■ GIVEN DATA:
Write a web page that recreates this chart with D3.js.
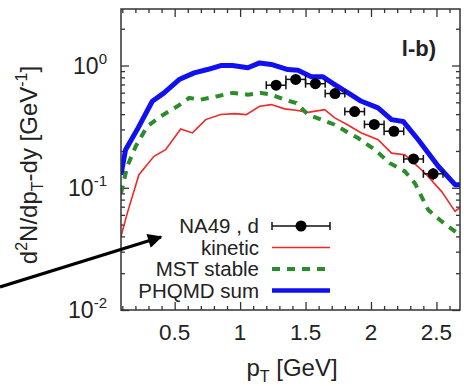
<!DOCTYPE html>
<html>
<head>
<meta charset="utf-8">
<script src="https://cdn.jsdelivr.net/npm/d3@7"></script>
<style>
  body { margin: 0; background: #fff; }
  svg { display: block; font-family: "Liberation Sans", Arial, sans-serif; }
</style>
</head>
<body>
<div id="chart"></div>
<script>
// NA49 deuterons
const na49Pt = [1.275, 1.425, 1.575, 1.725, 1.875, 2.025, 2.175, 2.325, 2.475];
const na49Val = [0.69, 0.77, 0.71, 0.59, 0.42, 0.33, 0.29, 0.172, 0.130];
const na49YErr = [0.03, 0.03, 0.03, 0.025, 0.02, 0.016, 0.015, 0.012, 0.015];
const na49XErr = 0.075;

// PHQMD sum
const sumPt = [0.09, 0.125, 0.214, 0.329, 0.419, 0.534, 0.649, 0.75, 0.852, 0.942, 1.059, 1.149, 1.238, 1.365, 1.442, 1.544, 1.633, 1.723, 1.825, 1.927, 2.054, 2.157, 2.246, 2.361, 2.514, 2.642, 2.68];
const sumVal = [0.128, 0.205, 0.299, 0.51, 0.597, 0.768, 0.871, 0.927, 1.0, 1.0, 0.958, 1.05, 1.02, 0.927, 0.915, 0.808, 0.808, 0.699, 0.597, 0.51, 0.45, 0.361, 0.349, 0.247, 0.15, 0.106, 0.106];

// MST stable
const mstPt = [0.09, 0.138, 0.202, 0.291, 0.393, 0.521, 0.61, 0.699, 0.827, 0.942, 1.059, 1.161, 1.238, 1.34, 1.429, 1.518, 1.621, 1.723, 1.82, 1.901, 2.029, 2.144, 2.259, 2.335, 2.437, 2.54, 2.68];
const mstVal = [0.09, 0.15, 0.218, 0.318, 0.384, 0.464, 0.543, 0.526, 0.561, 0.597, 0.578, 0.597, 0.578, 0.526, 0.494, 0.397, 0.361, 0.328, 0.285, 0.255, 0.205, 0.159, 0.136, 0.109, 0.066, 0.053, 0.041];

// kinetic
const kinPt = [0.09, 0.138, 0.227, 0.342, 0.431, 0.546, 0.636, 0.737, 0.852, 0.957, 1.047, 1.149, 1.238, 1.34, 1.429, 1.518, 1.646, 1.723, 1.82, 1.927, 2.054, 2.157, 2.259, 2.412, 2.54, 2.642, 2.68];
const kinVal = [0.04, 0.062, 0.128, 0.181, 0.205, 0.303, 0.281, 0.361, 0.397, 0.404, 0.397, 0.464, 0.479, 0.442, 0.43, 0.414, 0.436, 0.373, 0.328, 0.281, 0.247, 0.192, 0.186, 0.132, 0.093, 0.064, 0.069];

// ticks
const xMajor = [0.5, 1, 1.5, 2, 2.5];
const xMinor = [0.1, 0.2, 0.3, 0.4, 0.6, 0.7, 0.8, 0.9, 1.1, 1.2, 1.3, 1.4, 1.6, 1.7, 1.8, 1.9, 2.1, 2.2, 2.3, 2.4, 2.6];
const yMajor = [0.01, 0.1, 1];
const yMinor = [0.02, 0.03, 0.04, 0.05, 0.06, 0.07, 0.08, 0.09, 0.2, 0.3, 0.4, 0.5, 0.6, 0.7, 0.8, 0.9, 2];
const yExp = {0.01: "-2", 0.1: "-1", 1: "0"};

const legendLabels = ["NA49 , d", "kinetic", "MST stable", "PHQMD sum"];

const W = 464, H = 386;
const pLeft = 121, pRight = 460, pTop = 9, pBottom = 310;
const ink = "#222";

const svg = d3.select("#chart").append("svg")
    .attr("width", W)
    .attr("height", H);

const x = d3.scaleLinear().domain([0.09, 2.68]).range([pLeft, pRight]);
const y = d3.scaleLog().domain([0.01, 2.9]).range([pBottom, pTop]);

const defs = svg.append("defs");
defs.append("clipPath").attr("id", "clip")
    .append("rect")
    .attr("x", pLeft).attr("y", pTop)
    .attr("width", pRight - pLeft).attr("height", pBottom - pTop);

// axes, ticks pointing inwards (gnuplot style)
function axisPair(axisFn, scale, major, minor, pos, isX) {
    const tr = isX ? `translate(0,${pos})` : `translate(${pos},0)`;
    const gMin = svg.append("g")
        .attr("transform", tr)
        .call(axisFn(scale).tickValues(minor).tickSize(-4).tickFormat(""));
    const gMaj = svg.append("g")
        .attr("transform", tr)
        .call(axisFn(scale).tickValues(major).tickSize(-8).tickFormat(""));
    [gMin, gMaj].forEach(g => {
        g.select(".domain").remove();
        g.selectAll("line").attr("stroke", "#333").attr("stroke-width", 1.3);
    });
}

axisPair(d3.axisBottom, x, xMajor, xMinor, pBottom, true);
axisPair(d3.axisTop, x, xMajor, xMinor, pTop, true);
axisPair(d3.axisLeft, y, yMajor, yMinor, pLeft, false);
axisPair(d3.axisRight, y, yMajor, yMinor, pRight, false);

// x tick labels
svg.append("g").selectAll("text")
    .data(xMajor)
    .enter()
    .append("text")
    .attr("x", d => x(d))
    .attr("y", 340)
    .attr("text-anchor", "middle")
    .attr("font-size", 22.5)
    .attr("fill", ink)
    .text(d => d);

// y tick labels with exponents
const yt = svg.append("g").selectAll("text")
    .data(yMajor)
    .enter()
    .append("text")
    .attr("x", 107)
    .attr("y", d => y(d) + 8)
    .attr("text-anchor", "end")
    .attr("font-size", 23)
    .attr("fill", ink);
yt.append("tspan").text("10");
yt.append("tspan")
    .attr("dy", -10)
    .attr("font-size", 15)
    .text(d => yExp[d]);

// axis titles
const xt = svg.append("text")
    .attr("x", 292)
    .attr("y", 376)
    .attr("text-anchor", "middle")
    .attr("font-size", 24)
    .attr("fill", ink);
xt.append("tspan").text("p");
xt.append("tspan").attr("dy", 6).attr("font-size", 16).text("T");
xt.append("tspan").attr("dy", -6).text(" [GeV]");

const ytl = svg.append("text")
    .attr("transform", "translate(37,165) rotate(-90)")
    .attr("text-anchor", "middle")
    .attr("font-size", 24)
    .attr("fill", ink);
ytl.append("tspan").text("d");
ytl.append("tspan").attr("dy", -10).attr("font-size", 16).text("2");
ytl.append("tspan").attr("dy", 10).text("N/dp");
ytl.append("tspan").attr("dy", 6).attr("font-size", 16).text("T");
ytl.append("tspan").attr("dy", -6).text("-dy [GeV");
ytl.append("tspan").attr("dy", -10).attr("font-size", 16).text("-1");
ytl.append("tspan").attr("dy", 10).text("]");

// panel tag
svg.append("text")
    .attr("x", 436)
    .attr("y", 56)
    .attr("text-anchor", "end")
    .attr("font-size", 22)
    .attr("font-weight", "bold")
    .attr("fill", ink)
    .text("l-b)");

// curves
const plot = svg.append("g").attr("clip-path", "url(#clip)");
const line = d3.line().x(d => x(d[0])).y(d => y(d[1]));

plot.append("path")
    .datum(d3.zip(kinPt, kinVal))
    .attr("d", line)
    .attr("fill", "none")
    .attr("stroke", "#f02828")
    .attr("stroke-width", 1.6);

plot.append("path")
    .datum(d3.zip(mstPt, mstVal))
    .attr("d", line)
    .attr("fill", "none")
    .attr("stroke", "#2a8c2a")
    .attr("stroke-width", 4)
    .attr("stroke-dasharray", "8,7");

plot.append("path")
    .datum(d3.zip(sumPt, sumVal))
    .attr("d", line)
    .attr("fill", "none")
    .attr("stroke", "#1010f0")
    .attr("stroke-width", 5)
    .attr("stroke-linejoin", "round");

// NA49 points
const na49 = d3.zip(na49Pt, na49Val, na49YErr);
const pts = plot.append("g").attr("stroke", "#111").attr("stroke-width", 1.5);
pts.selectAll(".xe").data(na49).enter().append("line")
    .attr("x1", d => x(d[0] - na49XErr)).attr("x2", d => x(d[0] + na49XErr))
    .attr("y1", d => y(d[1])).attr("y2", d => y(d[1]));
pts.selectAll(".c1").data(na49).enter().append("line")
    .attr("x1", d => x(d[0] - na49XErr)).attr("x2", d => x(d[0] - na49XErr))
    .attr("y1", d => y(d[1]) - 4).attr("y2", d => y(d[1]) + 4);
pts.selectAll(".c2").data(na49).enter().append("line")
    .attr("x1", d => x(d[0] + na49XErr)).attr("x2", d => x(d[0] + na49XErr))
    .attr("y1", d => y(d[1]) - 4).attr("y2", d => y(d[1]) + 4);
pts.selectAll(".ye").data(na49).enter().append("line")
    .attr("x1", d => x(d[0])).attr("x2", d => x(d[0]))
    .attr("y1", d => y(d[1] - d[2])).attr("y2", d => y(d[1] + d[2]));
plot.selectAll(".dot").data(na49).enter().append("circle")
    .attr("cx", d => x(d[0]))
    .attr("cy", d => y(d[1]))
    .attr("r", 5.5)
    .attr("fill", "#000");

// frame
svg.append("rect")
    .attr("x", pLeft).attr("y", pTop)
    .attr("width", pRight - pLeft).attr("height", pBottom - pTop)
    .attr("fill", "none")
    .attr("stroke", "#333")
    .attr("stroke-width", 1.5);

// legend
const legY = [226, 247.5, 269, 290.5];
const lg = svg.append("g");
lg.selectAll("text").data(legendLabels).enter().append("text")
    .attr("x", 259)
    .attr("y", (d, i) => legY[i] + 7)
    .attr("text-anchor", "end")
    .attr("font-size", 20.5)
    .attr("fill", ink)
    .text(d => d);

const sx1 = 272, sx2 = 330;
lg.append("line").attr("x1", sx1).attr("x2", sx2).attr("y1", legY[0]).attr("y2", legY[0])
    .attr("stroke", "#111").attr("stroke-width", 1.5);
[sx1, sx2].forEach(sx => lg.append("line")
    .attr("x1", sx).attr("x2", sx).attr("y1", legY[0] - 4).attr("y2", legY[0] + 4)
    .attr("stroke", "#111").attr("stroke-width", 1.5));
lg.append("circle").attr("cx", (sx1 + sx2) / 2).attr("cy", legY[0]).attr("r", 5.5).attr("fill", "#000");
lg.append("line").attr("x1", sx1).attr("x2", sx2).attr("y1", legY[1]).attr("y2", legY[1])
    .attr("stroke", "#f02828").attr("stroke-width", 1.6);
lg.append("line").attr("x1", sx1).attr("x2", sx2).attr("y1", legY[2]).attr("y2", legY[2])
    .attr("stroke", "#2a8c2a").attr("stroke-width", 4).attr("stroke-dasharray", "8,7");
lg.append("line").attr("x1", sx1).attr("x2", sx2).attr("y1", legY[3]).attr("y2", legY[3])
    .attr("stroke", "#1010f0").attr("stroke-width", 4.5);

// arrow
defs.append("marker")
    .attr("id", "head")
    .attr("viewBox", "0 0 10 10")
    .attr("refX", 9).attr("refY", 5)
    .attr("markerWidth", 5.5).attr("markerHeight", 4.5)
    .attr("orient", "auto")
    .append("path")
    .attr("d", "M0,0 L10,5 L0,10 Z")
    .attr("fill", "#000");
svg.append("line")
    .attr("x1", 0).attr("y1", 287)
    .attr("x2", 161).attr("y2", 237)
    .attr("stroke", "#000")
    .attr("stroke-width", 3.2)
    .attr("marker-end", "url(#head)");
</script>
</body>
</html>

■ REQUEST: Give again, word for word, every line from the top of the data above to the line holding "0.066, 0.053, 0.041];", inclusive, with the pictures left out.

■ RESULT FOR THIS EXERCISE:
Write a web page that recreates this chart with D3.js.
<!DOCTYPE html>
<html>
<head>
<meta charset="utf-8">
<script src="https://cdn.jsdelivr.net/npm/d3@7"></script>
<style>
  body { margin: 0; background: #fff; }
  svg { display: block; font-family: "Liberation Sans", Arial, sans-serif; }
</style>
</head>
<body>
<div id="chart"></div>
<script>
// NA49 deuterons
const na49Pt = [1.275, 1.425, 1.575, 1.725, 1.875, 2.025, 2.175, 2.325, 2.475];
const na49Val = [0.69, 0.77, 0.71, 0.59, 0.42, 0.33, 0.29, 0.172, 0.130];
const na49YErr = [0.03, 0.03, 0.03, 0.025, 0.02, 0.016, 0.015, 0.012, 0.015];
const na49XErr = 0.075;

// PHQMD sum
const sumPt = [0.09, 0.125, 0.214, 0.329, 0.419, 0.534, 0.649, 0.75, 0.852, 0.942, 1.059, 1.149, 1.238, 1.365, 1.442, 1.544, 1.633, 1.723, 1.825, 1.927, 2.054, 2.157, 2.246, 2.361, 2.514, 2.642, 2.68];
const sumVal = [0.128, 0.205, 0.299, 0.51, 0.597, 0.768, 0.871, 0.927, 1.0, 1.0, 0.958, 1.05, 1.02, 0.927, 0.915, 0.808, 0.808, 0.699, 0.597, 0.51, 0.45, 0.361, 0.349, 0.247, 0.15, 0.106, 0.106];

// MST stable
const mstPt = [0.09, 0.138, 0.202, 0.291, 0.393, 0.521, 0.61, 0.699, 0.827, 0.942, 1.059, 1.161, 1.238, 1.34, 1.429, 1.518, 1.621, 1.723, 1.82, 1.901, 2.029, 2.144, 2.259, 2.335, 2.437, 2.54, 2.68];
const mstVal = [0.09, 0.15, 0.218, 0.318, 0.384, 0.464, 0.543, 0.526, 0.561, 0.597, 0.578, 0.597, 0.578, 0.526, 0.494, 0.397, 0.361, 0.328, 0.285, 0.255, 0.205, 0.159, 0.136, 0.109, 0.066, 0.053, 0.041];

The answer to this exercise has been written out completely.